MATIH Platform is in active MVP development. Documentation reflects current implementation status.
19. Observability & Operations
Disaster Recovery
Chaos Engineering

Chaos Engineering

Chaos engineering validates MATIH's resilience by deliberately injecting failures into the production-like environment.
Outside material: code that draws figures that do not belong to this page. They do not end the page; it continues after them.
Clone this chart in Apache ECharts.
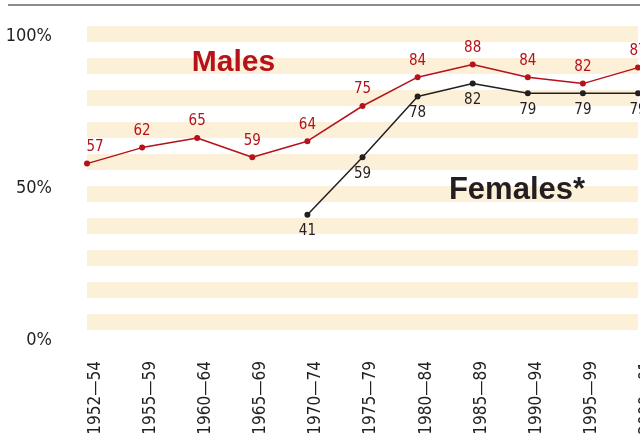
<!DOCTYPE html>
<html>
<head>
<meta charset="utf-8">
<script src="https://cdn.jsdelivr.net/npm/echarts@6/dist/echarts.min.js"></script>
<style>
html,body{margin:0;padding:0;background:#fff;}
#chart{width:640px;height:438px;}
</style>
</head>
<body>
<div id="chart"></div>
<script>
var periods = ['1952—54','1955—59','1960—64','1965—69','1970—74','1975—79','1980—84','1985—89','1990—94','1995—99','2000—01'];
var males = [57, 62, 65, 59, 64, 75, 84, 88, 84, 82, 87];
var females = [null, null, null, null, 41, 59, 78, 82, 79, 79, 79];
var yTickValues = [0, 50, 100];

var FONT = '"Liberation Sans Narrow", "DejaVu Sans Condensed", sans-serif';
var RED = '#b5121b';
var DARK = '#231f20';

// first male label sits to the right of its point (edge of plot)
var maleData = males.map(function (v, i) {
  return i === 0 ? {value: v, label: {offset: [8, 0]}} : v;
});

var chart = echarts.init(document.getElementById('chart'), null, {renderer: 'canvas'});
chart.setOption({
  animation: false,
  backgroundColor: '#ffffff',
  grid: {left: 87, top: 26, width: 551, height: 320, containLabel: false, outerBoundsMode: 'none'},
  xAxis: {
    type: 'category',
    data: periods,
    boundaryGap: false,
    axisLine: {show: false},
    axisTick: {show: false},
    splitLine: {show: false},
    axisLabel: {
      rotate: 90,
      margin: 15,
      interval: 0,
      verticalAlign: 'top',
      color: DARK,
      fontFamily: FONT,
      fontSize: 17
    }
  },
  yAxis: [{
    type: 'value',
    min: 0,
    max: 100,
    interval: 5,
    axisLine: {show: false},
    axisTick: {show: false},
    axisLabel: {show: false},
    splitLine: {show: false},
    splitArea: {show: true, areaStyle: {color: ['rgba(255,255,255,0)', '#fdf0d9']}}
  }, {
    type: 'value',
    min: -6 / 3.04,
    max: 100 + 10 / 3.04,
    position: 'left',
    axisLine: {show: false},
    axisTick: {show: false},
    splitLine: {show: false},
    splitArea: {show: false},
    axisLabel: {
      customValues: yTickValues,
      margin: 35,
      color: DARK,
      fontFamily: FONT,
      fontSize: 18,
      formatter: function (v) { return Math.round(v) + '%'; }
    }
  }],
  series: [{
    name: 'Males',
    type: 'line',
    data: maleData,
    yAxisIndex: 0,
    symbol: 'circle',
    symbolSize: 6,
    lineStyle: {color: RED, width: 1.5},
    itemStyle: {color: RED},
    label: {
      show: true,
      position: 'top',
      distance: 6,
      color: RED,
      fontFamily: FONT,
      fontSize: 15
    }
  }, {
    name: 'Females*',
    type: 'line',
    data: females,
    yAxisIndex: 0,
    symbol: 'circle',
    symbolSize: 6,
    lineStyle: {color: DARK, width: 1.5},
    itemStyle: {color: DARK},
    label: {
      show: true,
      position: 'bottom',
      distance: 6,
      color: DARK,
      fontFamily: FONT,
      fontSize: 15
    }
  }],
  graphic: [{
    type: 'line',
    z: 100,
    shape: {x1: 8, y1: 5, x2: 640, y2: 5},
    style: {stroke: '#8c8c8c', lineWidth: 2}
  }, {
    type: 'text',
    z: 100,
    x: 233.5,
    y: 63,
    style: {
      text: 'Males',
      fill: RED,
      font: 'bold 30px "Liberation Sans", sans-serif',
      align: 'center',
      verticalAlign: 'middle'
    }
  }, {
    type: 'text',
    z: 100,
    x: 517,
    y: 190,
    style: {
      text: 'Females*',
      fill: DARK,
      font: 'bold 31px "Liberation Sans", sans-serif',
      align: 'center',
      verticalAlign: 'middle'
    }
  }]
});
</script>
</body>
</html>
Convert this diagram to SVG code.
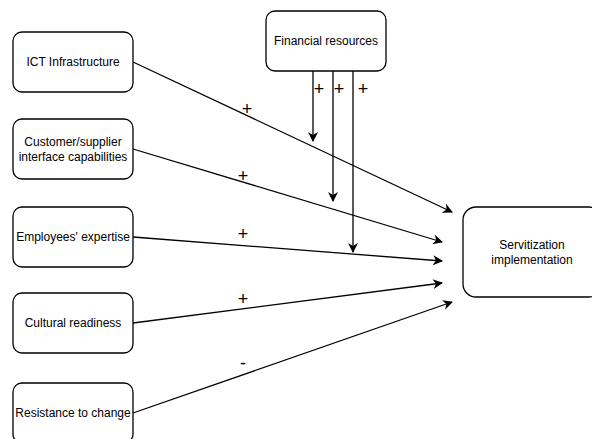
<svg xmlns="http://www.w3.org/2000/svg" width="592" height="439" viewBox="0 0 592 439">
<defs>
<style>
.box{fill:#fff;stroke:#000;stroke-width:1.3}
.t{font-family:"Liberation Sans",Arial,sans-serif;font-size:12px;fill:#000;text-anchor:middle}
.s{font-family:"Liberation Sans",Arial,sans-serif;font-size:18px;fill:#000;text-anchor:middle}
.c{stroke:#000;stroke-width:1.3;fill:none;marker-end:url(#ah)}
</style>
<marker id="ah" viewBox="0 0 10 10" refX="9" refY="5" markerWidth="10" markerHeight="10" markerUnits="userSpaceOnUse" orient="auto">
<path d="M0,0 L10,5 L0,10 L3,5 Z" fill="#000"/>
</marker>
</defs>
<rect width="592" height="439" fill="#fff"/>
<g id="connectors">
<line class="c" x1="133" y1="62" x2="452" y2="212"/>
<line class="c" x1="133" y1="149" x2="442" y2="242"/>
<line class="c" x1="133" y1="237" x2="442" y2="261"/>
<line class="c" x1="133" y1="323" x2="442" y2="283"/>
<line class="c" x1="133" y1="413" x2="452" y2="302"/>
<line class="c" x1="313" y1="71" x2="313" y2="141"/>
<line class="c" x1="333" y1="71" x2="333" y2="201"/>
<line class="c" x1="353" y1="71" x2="353" y2="252"/>
<text class="s" x="247" y="115">+</text>
<text class="s" x="243" y="182">+</text>
<text class="s" x="243" y="240">+</text>
<text class="s" x="243" y="305">+</text>
<text class="s" x="243" y="369">-</text>
<text class="s" x="319" y="95">+</text>
<text class="s" x="339" y="95">+</text>
<text class="s" x="363" y="95">+</text>
</g>
<g id="ict"><rect class="box" x="13" y="32" width="120" height="60" rx="9"/><text class="t" x="73" y="66">ICT Infrastructure</text></g>
<g id="customer"><rect class="box" x="13" y="119" width="120" height="60" rx="9"/><text class="t" x="73" y="146">Customer/supplier</text><text class="t" x="73" y="161">interface capabilities</text></g>
<g id="employees"><rect class="box" x="13" y="207" width="120" height="60" rx="9"/><text class="t" x="73" y="241">Employees' expertise</text></g>
<g id="cultural"><rect class="box" x="13" y="293" width="120" height="60" rx="9"/><text class="t" x="73" y="327">Cultural readiness</text></g>
<g id="resistance"><rect class="box" x="13" y="383" width="120" height="60" rx="9"/><text class="t" x="73" y="417">Resistance to change</text></g>
<g id="financial"><rect class="box" x="266" y="11" width="120" height="60" rx="9"/><text class="t" x="326" y="45">Financial resources</text></g>
<g id="servitization"><rect class="box" x="463" y="207" width="139" height="90" rx="13"/><text class="t" x="532" y="249">Servitization</text><text class="t" x="532" y="264">implementation</text></g>
</svg>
The platform uses controlled experiments to verify that services degrade gracefully, alerts fire correctly, and recovery procedures work as expected.


Principles

  1. Start small -- Begin with minor disruptions and increase severity
  2. Define steady state -- Know what "normal" looks like before testing
  3. Hypothesize -- State what you expect to happen before each experiment
  4. Minimize blast radius -- Run experiments in non-production first
  5. Automate -- Use tools to ensure reproducible experiments

Experiment Categories

CategoryDescriptionExample
Pod failureKill or crash individual podsTerminate an AI Service pod
Network partitionBlock traffic between servicesIsolate the database from services
Resource exhaustionConsume CPU, memory, or diskFill a PVC to 95%
Dependency failureMake an external dependency unavailableBlock Pinecone API access
Latency injectionAdd artificial latencyAdd 5s delay to database queries
DNS failureCorrupt DNS resolutionBlock DNS for a specific service

Tools

ToolDescriptionUse Case
Chaos MeshKubernetes-native chaos engineeringPod, network, and I/O failures
LitmusKubernetes chaos experimentsPredefined experiment library
GremlinEnterprise chaos platformAdvanced failure scenarios
Custom scriptsPlatform-specific testsMATIH-specific scenarios

Experiment: Pod Failure

Hypothesis

When a single AI Service pod is terminated, the service continues to serve requests through remaining replicas with no user-visible impact.

Procedure

  1. Verify steady state (all health checks pass, error rate is zero)
  2. Terminate one AI Service pod
  3. Observe Kubernetes recreating the pod
  4. Verify requests are served by remaining replicas
  5. Verify the ServiceHighRestartRate alert does not fire (single restart)
  6. Verify the new pod becomes healthy

Expected Result

  • No 5xx errors observed
  • Request latency may briefly increase
  • New pod is healthy within 60 seconds

Experiment: Database Latency

Hypothesis

When PostgreSQL response time increases to 5 seconds, services degrade gracefully with timeout errors rather than cascading failures.

Procedure

  1. Verify steady state
  2. Inject 5-second latency on database connections
  3. Observe service behavior and error rates
  4. Verify circuit breakers activate
  5. Remove latency injection
  6. Verify services recover

Expected Result

  • Services return timeout errors (not crash)
  • Circuit breakers prevent connection pool exhaustion
  • Recovery is automatic when latency returns to normal

Experiment Schedule

FrequencyExperimentEnvironment
WeeklyPod failure (random service)Staging
MonthlyNetwork partition (database)Staging
QuarterlyCross-region failoverStaging (with production-like data)
AnnuallyFull disaster recovery drillStaging

Reporting

Each experiment generates a report:

SectionContent
HypothesisWhat was expected
ProcedureWhat was done
ObservationsWhat actually happened
Alerts firedWhich alerts triggered (or should have)
Recovery timeTime to return to steady state
Action itemsImprovements identified

Safety Guidelines

  • Never run chaos experiments in production without explicit approval
  • Always have a kill switch to immediately stop the experiment
  • Run experiments during business hours with the team available
  • Start with staging and only move to production after staging validation
  • Document every experiment and its results